6 thoughts on “Coercion, Shaming, Mulberry Trees, and Babies

  1. Ceci

    I have lived with fear all my life. My first fear: when I was 3, I feared my father’s violence .

    When i was 4 we lived in Austria and we traveled though out Germany. At that time the ruins of whole cities by bombing were still visible. Whole city blocks flattened. As we drove through these cities,I, a four year old, asked my parents whether they had been children and mothers in those buildings. They answered yes. No elaboration.

    Later , when we lived in the Middle East, i saw remains of the Ottoman Empire— a pyramid of skulls — demonstrating what resulted from an uprising against.

    What violence humans are capable of! I didn’t understand. And I have lived with fear.
    At 70 now , i am “safe” and live with my heart still in pain. I know I am part of the system but don’t know a way out.

    I read these posts with awe and admiration for Miki’s vision and action. I am stunned by those who are with her living their vision— working with one another through challenges of being together in this way.

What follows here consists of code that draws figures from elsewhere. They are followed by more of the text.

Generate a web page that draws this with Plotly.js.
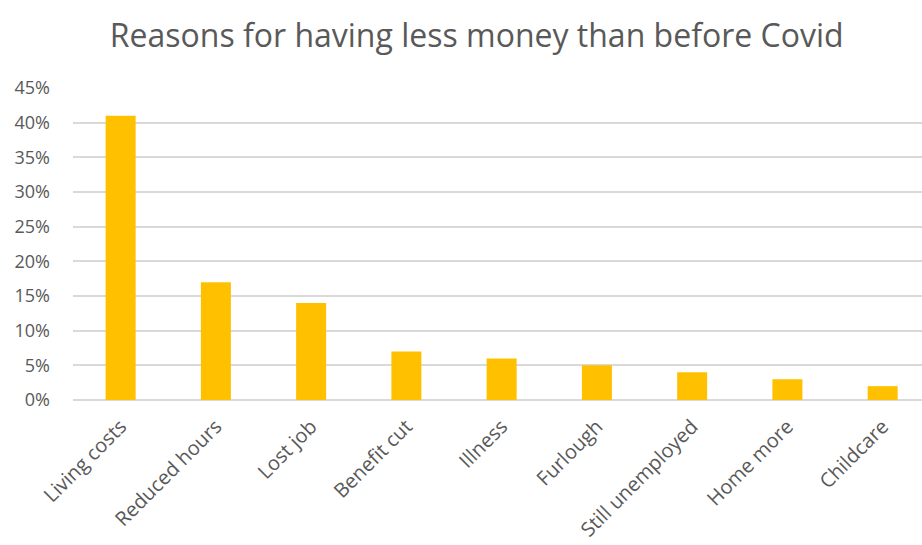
<!DOCTYPE html>
<html><head><meta charset="utf-8">
<script src="https://cdn.plot.ly/plotly-3.0.1.min.js"></script>
<style>html,body{margin:0;padding:0;background:#fff}#chart{width:922px;height:545px}</style>
</head><body><div id="chart"></div>
<script>
const categories = ["Living costs","Reduced hours","Lost job","Benefit cut","Illness","Furlough","Still unemployed","Home more","Childcare"];
const values = [0.41,0.17,0.14,0.07,0.06,0.05,0.04,0.03,0.02];
const yTicks = [0,0.05,0.10,0.15,0.20,0.25,0.30,0.35,0.40,0.45];
const yTickLabels = ["0%","5%","10%","15%","20%","25%","30%","35%","40%","45%"];

const fontFam = "Open Sans, Liberation Sans, sans-serif";
Plotly.newPlot("chart", [{
  type: "bar", x: categories, y: values,
  marker: {color: "#FFC000"}, hoverinfo: "none"
}], {
  width: 922, height: 545,
  margin: {l: 73, r: 0, t: 88, b: 145},
  paper_bgcolor: "#fff", plot_bgcolor: "#fff",
  bargap: 0.685,
  title: {text: "Reasons for having less money than before Covid", x: 0.517, xanchor: "center", y: 0.935, yanchor: "middle",
          font: {family: fontFam, size: 32, color: "#595959"}},
  xaxis: {range: [-0.5, 8.413], tickangle: -45, tickfont: {family: fontFam, size: 20, color: "#595959"},
          showgrid: false, showline: false, ticks: "", fixedrange: true, ticklabelstandoff: 10},
  yaxis: {range: [0, 0.45], tickvals: yTicks, ticktext: yTickLabels,
          tickfont: {family: fontFam, size: 18, color: "#595959"},
          gridcolor: "#D9D9D9", gridwidth: 2, zeroline: true, zerolinecolor: "#D9D9D9", zerolinewidth: 2,
          showline: false, ticks: "", ticklen: 0, fixedrange: true, ticklabelstandoff: 22},
  showlegend: false
}, {displayModeBar: false, staticPlot: true});
</script></body></html>
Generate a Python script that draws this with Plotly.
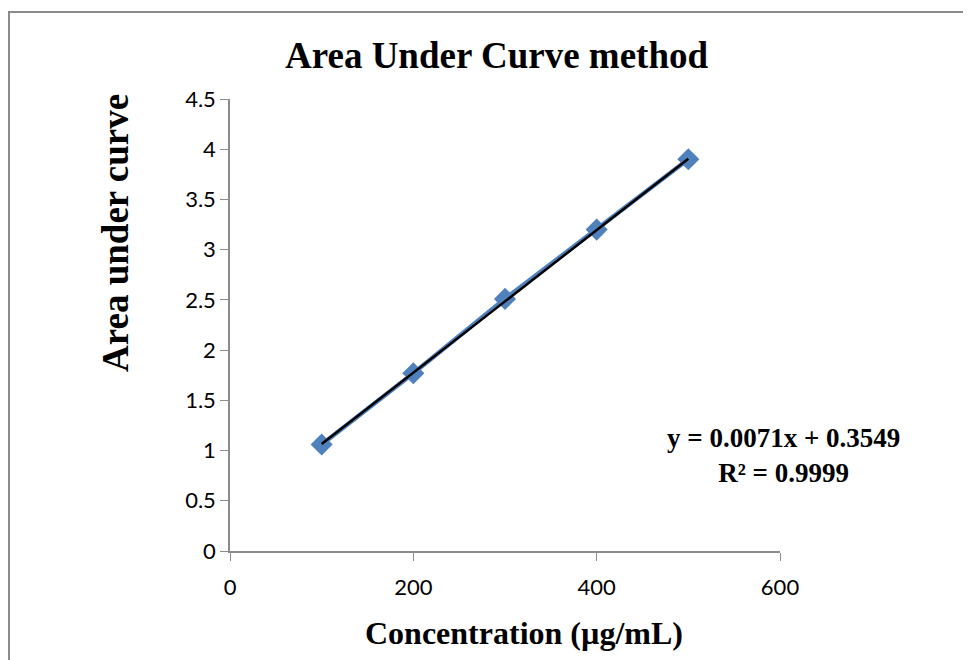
import plotly.graph_objects as go

concentration = [100, 200, 300, 400, 500]
auc = [1.06, 1.77, 2.51, 3.20, 3.90]
trend_slope = 0.0071
trend_intercept = 0.3549
r_squared = 0.9999

x_ticks = [0, 200, 400, 600]
y_ticks = [0, 0.5, 1, 1.5, 2, 2.5, 3, 3.5, 4, 4.5]
y_tick_text = ["0", "0.5", "1", "1.5", "2", "2.5", "3", "3.5", "4", "4.5"]

trend_x = [concentration[0], concentration[-1]]
trend_y = [trend_slope * v + trend_intercept for v in trend_x]

OFF = 8  # page body margin
W, H = 971 - OFF, 660 - OFF
L, T = 230 - OFF, 99 - OFF
pw, ph = 550, 452
R, B = W - L - pw, H - T - ph

fig = go.Figure()
fig.add_trace(go.Scatter(
    x=concentration, y=auc, mode="lines+markers",
    line=dict(color="#4F81BD", width=4.5),
    marker=dict(symbol="diamond", size=17, color="#4F81BD"),
    showlegend=False, cliponaxis=False))
fig.add_trace(go.Scatter(
    x=trend_x, y=trend_y, mode="lines",
    line=dict(color="black", width=2.5),
    showlegend=False, cliponaxis=False))

def px_to_paper_x(px):
    return (px - OFF - L) / pw

def px_to_paper_y(py):
    return (T + ph - (py - OFF)) / ph

fig.add_shape(type="rect", xref="paper", yref="paper",
              x0=px_to_paper_x(9), x1=px_to_paper_x(1000),
              y0=px_to_paper_y(700), y1=px_to_paper_y(12),
              line=dict(color="#8c8c8c", width=2), layer="below")

fig.add_annotation(
    xref="paper", yref="paper", x=px_to_paper_x(783), y=px_to_paper_y(455),
    xanchor="center", yanchor="middle",
    text=f"y = {trend_slope}x + {trend_intercept}<br>R² = {r_squared}",
    showarrow=False, align="center",
    font=dict(family="Liberation Serif", size=27, color="black", weight="bold"))

fig.add_annotation(
    xref="paper", yref="paper", x=px_to_paper_x(524), y=px_to_paper_y(633),
    xanchor="center", yanchor="middle",
    text="<b>Concentration (µg/mL)</b>", showarrow=False,
    font=dict(family="Liberation Serif", size=32, color="black"))

fig.add_annotation(
    xref="paper", yref="paper", x=px_to_paper_x(115), y=px_to_paper_y(233),
    xanchor="center", yanchor="middle", textangle=-90,
    text="<b>Area under curve</b>", showarrow=False,
    font=dict(family="Liberation Serif", size=37, color="black"))

fig.add_annotation(
    xref="paper", yref="paper", x=px_to_paper_x(496), y=px_to_paper_y(55),
    xanchor="center", yanchor="middle",
    text="<b>Area Under Curve method</b>", showarrow=False,
    font=dict(family="Liberation Serif", size=37, color="black"))

fig.update_layout(
    width=W, height=H,
    margin=dict(l=L, r=R, t=T, b=B),
    paper_bgcolor="white", plot_bgcolor="white",
    xaxis=dict(range=[0, 600], tickvals=x_ticks, ticks="outside", ticklen=8,
               tickcolor="#8c8c8c", showline=True, linecolor="#8c8c8c", linewidth=1.5,
               showgrid=False, zeroline=False,
               tickfont=dict(family="Lato", size=22, color="black"),
               ticklabelstandoff=8),
    yaxis=dict(range=[0, 4.5], tickvals=y_ticks, ticktext=y_tick_text,
               ticks="outside", ticklen=8,
               tickcolor="#8c8c8c", showline=True, linecolor="#8c8c8c", linewidth=1.5,
               showgrid=False, zeroline=False,
               tickfont=dict(family="Lato", size=22, color="black")),
)

fig.write_html("out.html")
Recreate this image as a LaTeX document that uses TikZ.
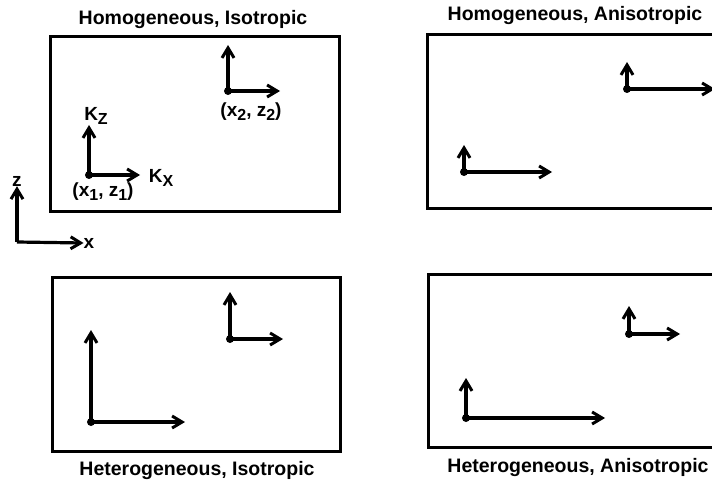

    I am paralyzed in fear and sadness. Cannot summon hope.

    Reply
    1. Miki Kashtan Post author

      Hi Ceci,

      I am very touched and saddened to hear your story. I see such a deep caring that was present in you since being a small child, and a poignant example of how parents simply don’t know how to be with that within the world as it exists. Your words come into me with such force of longing. I hope that in the coming years you do find ways to take even small steps towards hope. I think what you wrote is one such step.

      Miki

      Reply
  2. Lisa Rothman

    I love the distinction you make between trees and babies and the vivid excerpts you cite from your mother’s journal. What a tragic, disastrous mess we are enmeshed in. The transformation required to transcend shame and not perpetuate it through the generations is immense.

    Reply
  3. bruce jackson

    It is a bit of amazing grace to read and hear your voice again. Still working on peace within a violent world. (Athabasca Peace Initiative – Vision). The inanity of the long established media “trumpeting” the vision of what the billionaires oppressing the citizens of the world has left myself and many others exacerbated on the road to expiration numb and filled with experiential traumatized pain of Mother earth. To know you are still leading with courage and conviction is like a long drink of holy water springing forth from some distant “karst” along the trail of life. Blessings on your work and I will continue to stay in touch.

    Reply
  4. Vérène Nicolas

    I thoroughly enjoyed reading this post. Given i am an active member of NGL it’s surprising and a bit embarrassing to write this: until i read it, i hadn’t fully taken in the extent to which patriarchy restricts movement (whilst reading i had a reaction of “of course, yes, this totally makes sense!”). I really like the simplicity of thinking of patriarchy as a system that restricts both wanting and movement. it gives a useful pathway to talk about it.